Gravity measuring spacecraft exceeds expectations

Scientists say experimental spacecraft is five times more accurate than hoped, paving way for larger mission.

    LISA Pathfinder is part of a mission to test technology for future gravitational-wave observatories [ESA]
    LISA Pathfinder is part of a mission to test technology for future gravitational-wave observatories [ESA]

    LISA Pathfinder details

    • LISA Pathfinder is parked in space 1.5 million km from Earth
    • The probe measures movements as small as one part in 10 millionths of a billionth of Earth's gravity
    • By detecting gravitational waves it will allow scientists to "see" more of the Universe
    • Success of LISA Pathfinder paves the way for large-scale experiment involving three satellites

    Two months into an experimental mission to test advanced gravity-sensing technology, the European Space Agency says the results have exceeded their expectations.

    The craft, called LISA Pathfinder, is parked in space 1.5 million kilometres from Earth, midway between our planet and the Sun, where the gravitational pull of both objects is cancelled by the other.

    Onboard are two small identical cubes of solid gold-platinum alloy free-falling through space at the same speed as the craft, while a laser measures their relative motion with unprecedented accuracy; movements as small as one part in 10 millionths of a billionth of Earth's gravity.

    The technology is a first step toward developing a space-based observatory to detect gravitational waves.

    "We now know gravitational waves are detectable - they exist - and now, thanks to Lisa Pathfinder, we know that we have sufficient sensitivity to observe them from space, and therefore a new window to the Universe has been opened," Fabio Favata, from ESA's Directorate of Science, told a briefing on the mission.

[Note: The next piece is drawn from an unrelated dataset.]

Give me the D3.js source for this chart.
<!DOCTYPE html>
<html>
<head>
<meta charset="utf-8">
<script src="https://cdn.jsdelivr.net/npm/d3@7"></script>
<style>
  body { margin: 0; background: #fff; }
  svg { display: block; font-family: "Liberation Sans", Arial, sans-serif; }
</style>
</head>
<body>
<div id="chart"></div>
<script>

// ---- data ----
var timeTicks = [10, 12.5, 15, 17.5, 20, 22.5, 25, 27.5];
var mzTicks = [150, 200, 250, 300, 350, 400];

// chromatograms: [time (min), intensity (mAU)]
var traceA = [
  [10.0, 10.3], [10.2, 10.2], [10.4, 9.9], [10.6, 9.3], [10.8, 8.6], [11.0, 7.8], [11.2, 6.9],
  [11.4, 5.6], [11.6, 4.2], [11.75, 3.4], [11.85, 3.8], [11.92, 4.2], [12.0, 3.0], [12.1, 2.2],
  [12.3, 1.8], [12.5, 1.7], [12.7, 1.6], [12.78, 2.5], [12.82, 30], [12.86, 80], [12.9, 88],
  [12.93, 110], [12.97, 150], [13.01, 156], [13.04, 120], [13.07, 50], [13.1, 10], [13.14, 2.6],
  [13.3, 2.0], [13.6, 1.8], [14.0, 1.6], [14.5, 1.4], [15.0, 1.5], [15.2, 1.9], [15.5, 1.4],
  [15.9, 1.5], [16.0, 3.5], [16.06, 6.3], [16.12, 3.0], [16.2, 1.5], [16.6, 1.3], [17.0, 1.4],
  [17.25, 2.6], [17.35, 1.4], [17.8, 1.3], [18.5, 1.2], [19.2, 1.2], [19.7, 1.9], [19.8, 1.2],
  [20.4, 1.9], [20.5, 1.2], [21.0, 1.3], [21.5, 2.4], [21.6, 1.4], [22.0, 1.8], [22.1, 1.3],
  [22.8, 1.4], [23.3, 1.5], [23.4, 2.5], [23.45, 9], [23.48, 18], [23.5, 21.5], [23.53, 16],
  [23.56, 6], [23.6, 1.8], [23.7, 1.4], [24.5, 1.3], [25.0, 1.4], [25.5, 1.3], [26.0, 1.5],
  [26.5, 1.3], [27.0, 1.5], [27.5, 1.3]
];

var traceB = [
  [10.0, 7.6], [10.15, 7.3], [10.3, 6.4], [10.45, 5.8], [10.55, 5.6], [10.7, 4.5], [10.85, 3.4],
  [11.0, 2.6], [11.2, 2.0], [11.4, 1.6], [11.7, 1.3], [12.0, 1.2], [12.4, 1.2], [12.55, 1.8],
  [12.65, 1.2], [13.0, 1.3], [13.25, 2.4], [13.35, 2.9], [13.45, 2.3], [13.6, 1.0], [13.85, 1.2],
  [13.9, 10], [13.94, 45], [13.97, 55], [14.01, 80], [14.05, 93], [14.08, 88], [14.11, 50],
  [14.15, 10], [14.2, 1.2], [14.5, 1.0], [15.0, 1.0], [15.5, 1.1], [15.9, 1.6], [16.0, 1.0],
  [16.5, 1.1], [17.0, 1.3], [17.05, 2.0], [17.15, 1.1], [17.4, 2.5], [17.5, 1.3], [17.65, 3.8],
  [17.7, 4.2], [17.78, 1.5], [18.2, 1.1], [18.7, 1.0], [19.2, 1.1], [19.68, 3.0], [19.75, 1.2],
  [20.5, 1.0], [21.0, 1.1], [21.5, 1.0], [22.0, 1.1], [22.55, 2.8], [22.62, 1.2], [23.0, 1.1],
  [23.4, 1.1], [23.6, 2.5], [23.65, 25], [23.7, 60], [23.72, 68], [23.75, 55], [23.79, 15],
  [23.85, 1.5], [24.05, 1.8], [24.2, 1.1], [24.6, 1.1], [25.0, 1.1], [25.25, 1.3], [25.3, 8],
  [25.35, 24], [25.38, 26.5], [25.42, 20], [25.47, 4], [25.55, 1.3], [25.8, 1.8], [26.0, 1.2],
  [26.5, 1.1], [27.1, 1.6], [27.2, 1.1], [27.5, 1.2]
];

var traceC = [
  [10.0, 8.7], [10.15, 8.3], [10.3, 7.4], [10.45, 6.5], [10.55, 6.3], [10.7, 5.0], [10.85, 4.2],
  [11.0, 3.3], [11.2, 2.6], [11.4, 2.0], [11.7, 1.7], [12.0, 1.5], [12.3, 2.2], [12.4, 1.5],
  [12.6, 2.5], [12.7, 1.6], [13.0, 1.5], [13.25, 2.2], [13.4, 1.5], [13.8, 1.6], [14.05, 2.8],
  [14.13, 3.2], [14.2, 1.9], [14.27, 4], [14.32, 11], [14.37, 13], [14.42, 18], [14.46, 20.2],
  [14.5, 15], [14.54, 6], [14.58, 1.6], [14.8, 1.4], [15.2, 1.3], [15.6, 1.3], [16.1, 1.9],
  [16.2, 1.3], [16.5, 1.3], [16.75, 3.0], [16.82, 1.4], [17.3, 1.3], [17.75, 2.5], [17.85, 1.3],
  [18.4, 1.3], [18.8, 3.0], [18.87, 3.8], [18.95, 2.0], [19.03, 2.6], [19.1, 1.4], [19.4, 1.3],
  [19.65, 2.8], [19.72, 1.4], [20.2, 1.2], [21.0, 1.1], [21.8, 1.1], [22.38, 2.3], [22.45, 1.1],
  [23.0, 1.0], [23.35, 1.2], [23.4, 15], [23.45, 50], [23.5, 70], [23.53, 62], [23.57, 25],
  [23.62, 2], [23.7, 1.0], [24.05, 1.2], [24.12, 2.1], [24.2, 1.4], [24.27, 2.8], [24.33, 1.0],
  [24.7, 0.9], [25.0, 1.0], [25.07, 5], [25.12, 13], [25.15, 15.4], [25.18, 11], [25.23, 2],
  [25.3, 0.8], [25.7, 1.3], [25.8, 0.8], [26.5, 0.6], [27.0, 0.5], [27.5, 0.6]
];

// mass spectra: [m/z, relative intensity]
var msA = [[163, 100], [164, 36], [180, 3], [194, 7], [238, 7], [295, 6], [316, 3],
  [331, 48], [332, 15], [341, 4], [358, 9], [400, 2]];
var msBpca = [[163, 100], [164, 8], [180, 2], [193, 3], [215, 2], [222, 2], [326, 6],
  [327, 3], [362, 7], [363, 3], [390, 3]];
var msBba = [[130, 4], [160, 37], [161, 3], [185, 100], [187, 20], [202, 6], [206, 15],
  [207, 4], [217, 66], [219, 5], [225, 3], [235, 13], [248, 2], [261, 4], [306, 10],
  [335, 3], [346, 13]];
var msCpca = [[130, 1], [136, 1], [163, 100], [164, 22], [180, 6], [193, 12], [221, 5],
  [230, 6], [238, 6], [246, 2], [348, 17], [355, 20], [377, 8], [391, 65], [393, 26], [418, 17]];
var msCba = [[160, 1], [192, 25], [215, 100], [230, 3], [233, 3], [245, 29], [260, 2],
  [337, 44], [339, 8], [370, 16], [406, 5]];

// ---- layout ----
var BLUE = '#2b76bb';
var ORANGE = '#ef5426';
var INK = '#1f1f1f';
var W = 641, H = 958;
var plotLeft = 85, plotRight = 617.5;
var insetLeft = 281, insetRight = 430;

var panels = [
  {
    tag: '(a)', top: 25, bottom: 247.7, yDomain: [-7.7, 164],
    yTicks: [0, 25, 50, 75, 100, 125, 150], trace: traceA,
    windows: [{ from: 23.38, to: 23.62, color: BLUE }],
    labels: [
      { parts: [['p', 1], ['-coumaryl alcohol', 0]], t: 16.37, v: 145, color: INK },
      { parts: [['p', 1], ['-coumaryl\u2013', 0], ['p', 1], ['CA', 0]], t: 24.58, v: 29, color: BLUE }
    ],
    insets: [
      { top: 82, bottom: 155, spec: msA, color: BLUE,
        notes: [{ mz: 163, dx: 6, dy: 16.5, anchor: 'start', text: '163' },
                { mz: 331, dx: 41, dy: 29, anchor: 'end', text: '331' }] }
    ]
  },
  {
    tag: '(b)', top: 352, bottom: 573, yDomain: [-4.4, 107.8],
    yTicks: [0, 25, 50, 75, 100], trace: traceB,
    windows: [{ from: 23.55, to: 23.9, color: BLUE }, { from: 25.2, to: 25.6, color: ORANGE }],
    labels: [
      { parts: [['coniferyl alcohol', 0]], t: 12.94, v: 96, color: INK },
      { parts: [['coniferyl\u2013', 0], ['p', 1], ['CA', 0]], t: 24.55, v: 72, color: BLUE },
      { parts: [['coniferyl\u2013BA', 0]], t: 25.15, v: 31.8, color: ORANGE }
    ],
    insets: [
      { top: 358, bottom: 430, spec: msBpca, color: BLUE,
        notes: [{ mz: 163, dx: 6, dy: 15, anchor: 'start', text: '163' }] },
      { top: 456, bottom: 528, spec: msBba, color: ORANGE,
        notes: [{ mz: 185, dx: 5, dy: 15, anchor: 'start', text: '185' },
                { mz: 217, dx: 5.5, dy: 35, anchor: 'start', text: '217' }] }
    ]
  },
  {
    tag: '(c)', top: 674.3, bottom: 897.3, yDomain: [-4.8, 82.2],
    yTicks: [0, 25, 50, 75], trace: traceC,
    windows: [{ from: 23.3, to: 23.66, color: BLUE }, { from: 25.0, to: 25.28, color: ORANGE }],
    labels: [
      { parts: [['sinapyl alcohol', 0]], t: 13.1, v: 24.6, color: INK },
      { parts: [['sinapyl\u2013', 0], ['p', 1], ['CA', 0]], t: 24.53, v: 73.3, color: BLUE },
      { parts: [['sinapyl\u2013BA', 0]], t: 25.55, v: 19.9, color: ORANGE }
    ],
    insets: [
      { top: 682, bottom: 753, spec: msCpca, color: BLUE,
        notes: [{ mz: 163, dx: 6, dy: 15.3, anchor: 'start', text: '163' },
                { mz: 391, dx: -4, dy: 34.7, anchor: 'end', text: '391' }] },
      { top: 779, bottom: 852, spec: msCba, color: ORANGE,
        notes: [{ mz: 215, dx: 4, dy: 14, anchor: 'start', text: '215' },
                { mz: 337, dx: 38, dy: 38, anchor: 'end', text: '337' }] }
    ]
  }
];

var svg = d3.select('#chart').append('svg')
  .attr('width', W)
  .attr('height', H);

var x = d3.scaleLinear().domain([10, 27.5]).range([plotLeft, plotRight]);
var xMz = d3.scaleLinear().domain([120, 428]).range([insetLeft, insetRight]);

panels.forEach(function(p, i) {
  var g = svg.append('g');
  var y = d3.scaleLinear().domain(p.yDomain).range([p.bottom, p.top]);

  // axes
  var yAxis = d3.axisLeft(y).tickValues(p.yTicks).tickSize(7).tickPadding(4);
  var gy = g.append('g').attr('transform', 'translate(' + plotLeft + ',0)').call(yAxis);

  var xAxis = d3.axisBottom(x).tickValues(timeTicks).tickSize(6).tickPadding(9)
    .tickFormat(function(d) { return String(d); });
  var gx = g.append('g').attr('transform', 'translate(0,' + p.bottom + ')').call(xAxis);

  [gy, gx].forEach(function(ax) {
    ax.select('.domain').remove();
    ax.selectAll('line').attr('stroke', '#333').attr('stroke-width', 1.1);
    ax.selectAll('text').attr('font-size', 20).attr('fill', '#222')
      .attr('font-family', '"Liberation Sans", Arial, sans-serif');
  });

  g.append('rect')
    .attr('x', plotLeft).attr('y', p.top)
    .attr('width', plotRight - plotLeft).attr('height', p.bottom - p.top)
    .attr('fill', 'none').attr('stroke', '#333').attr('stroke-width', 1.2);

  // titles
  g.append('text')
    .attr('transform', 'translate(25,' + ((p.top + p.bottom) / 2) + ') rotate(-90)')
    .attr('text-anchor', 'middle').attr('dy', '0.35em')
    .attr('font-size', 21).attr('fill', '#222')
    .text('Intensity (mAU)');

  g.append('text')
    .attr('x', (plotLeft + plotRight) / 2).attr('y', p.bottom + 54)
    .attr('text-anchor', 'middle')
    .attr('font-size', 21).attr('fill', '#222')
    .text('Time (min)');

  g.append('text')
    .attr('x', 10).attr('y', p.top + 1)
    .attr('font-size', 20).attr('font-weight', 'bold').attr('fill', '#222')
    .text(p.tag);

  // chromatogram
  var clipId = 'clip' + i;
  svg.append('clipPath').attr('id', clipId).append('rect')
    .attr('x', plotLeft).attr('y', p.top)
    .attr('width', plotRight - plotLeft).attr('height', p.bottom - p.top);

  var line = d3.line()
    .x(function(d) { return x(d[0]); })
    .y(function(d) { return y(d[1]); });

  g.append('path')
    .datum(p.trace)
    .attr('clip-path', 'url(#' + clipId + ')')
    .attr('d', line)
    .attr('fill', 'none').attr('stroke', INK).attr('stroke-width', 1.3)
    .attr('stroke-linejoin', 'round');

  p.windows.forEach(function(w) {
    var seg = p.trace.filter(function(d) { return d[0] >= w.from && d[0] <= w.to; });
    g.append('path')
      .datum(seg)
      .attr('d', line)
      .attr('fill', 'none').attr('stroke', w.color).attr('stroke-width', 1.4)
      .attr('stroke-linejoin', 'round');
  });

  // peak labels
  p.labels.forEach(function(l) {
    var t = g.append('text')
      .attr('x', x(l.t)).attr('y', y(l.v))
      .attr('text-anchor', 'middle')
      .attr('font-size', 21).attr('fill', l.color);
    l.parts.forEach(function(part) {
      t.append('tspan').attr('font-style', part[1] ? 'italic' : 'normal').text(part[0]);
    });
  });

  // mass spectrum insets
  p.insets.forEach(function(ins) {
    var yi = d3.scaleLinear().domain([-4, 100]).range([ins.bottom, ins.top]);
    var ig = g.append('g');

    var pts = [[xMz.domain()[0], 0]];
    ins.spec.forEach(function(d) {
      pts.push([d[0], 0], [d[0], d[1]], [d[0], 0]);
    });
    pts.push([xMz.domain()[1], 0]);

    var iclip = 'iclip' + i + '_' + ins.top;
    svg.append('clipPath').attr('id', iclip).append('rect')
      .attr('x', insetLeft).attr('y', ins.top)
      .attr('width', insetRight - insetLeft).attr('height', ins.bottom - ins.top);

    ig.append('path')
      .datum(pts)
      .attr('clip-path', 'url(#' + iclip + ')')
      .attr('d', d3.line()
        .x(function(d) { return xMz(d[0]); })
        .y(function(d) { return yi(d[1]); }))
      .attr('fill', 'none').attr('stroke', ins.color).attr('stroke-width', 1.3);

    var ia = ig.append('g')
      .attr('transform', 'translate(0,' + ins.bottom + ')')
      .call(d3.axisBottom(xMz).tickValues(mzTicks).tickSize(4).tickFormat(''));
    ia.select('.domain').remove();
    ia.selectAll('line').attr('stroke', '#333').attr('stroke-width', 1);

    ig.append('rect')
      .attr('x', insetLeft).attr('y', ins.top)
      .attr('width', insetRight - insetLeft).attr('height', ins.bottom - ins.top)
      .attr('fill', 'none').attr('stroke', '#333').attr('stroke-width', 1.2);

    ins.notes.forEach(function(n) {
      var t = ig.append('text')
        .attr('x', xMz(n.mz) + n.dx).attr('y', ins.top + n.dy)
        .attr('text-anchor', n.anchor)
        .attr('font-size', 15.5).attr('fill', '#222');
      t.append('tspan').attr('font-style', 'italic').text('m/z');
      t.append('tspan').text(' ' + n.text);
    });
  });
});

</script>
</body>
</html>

    Gravitational wave-test spacecraft launched

    Most of our knowledge about the Universe is based upon our observation of electromagnetic waves including visible light, infrared, X-rays and gamma rays.

    But 100 years ago Albert Einstein, in his theory of general relativity, predicted that another form of wave existed, and these gravitational waves have a profound effect on the Universe.

    "When a gravitational wave is produced, for example when two massive back holes at the centre of galaxies smash into each other, it creates these ripples in space-time," Paul McNamara, LISA Pathfinder's project scientist, told Al Jazeera when the craft launched last year.

    "But because it is stiff, the ripples are not very big so we have to have a very precise instrument which allows us to pick up the minuscule changes in space-time itself."


    The Dark Universe

    Previous research has led scientists to believe that current telescopes are able only to detect just 4 percent of the matter in the Universe.

    It is hoped a gravitational wave detector will help them "see" some of the other 96 percent of matter, including dark matter.

    "When we open the gravitational wave window to the Universe we are seeing completely new objects, things that we have never been able to see before and never will be able to see using electromagnetic spectrum,"  McNamara said.

    "We're really on the cusp of observing the Universe in a whole new way."

    The initial success of LISA Pathfinder paves the way for a large-scale experiment involving three satellites, placed a million kilometres apart, planned for launch in 2034.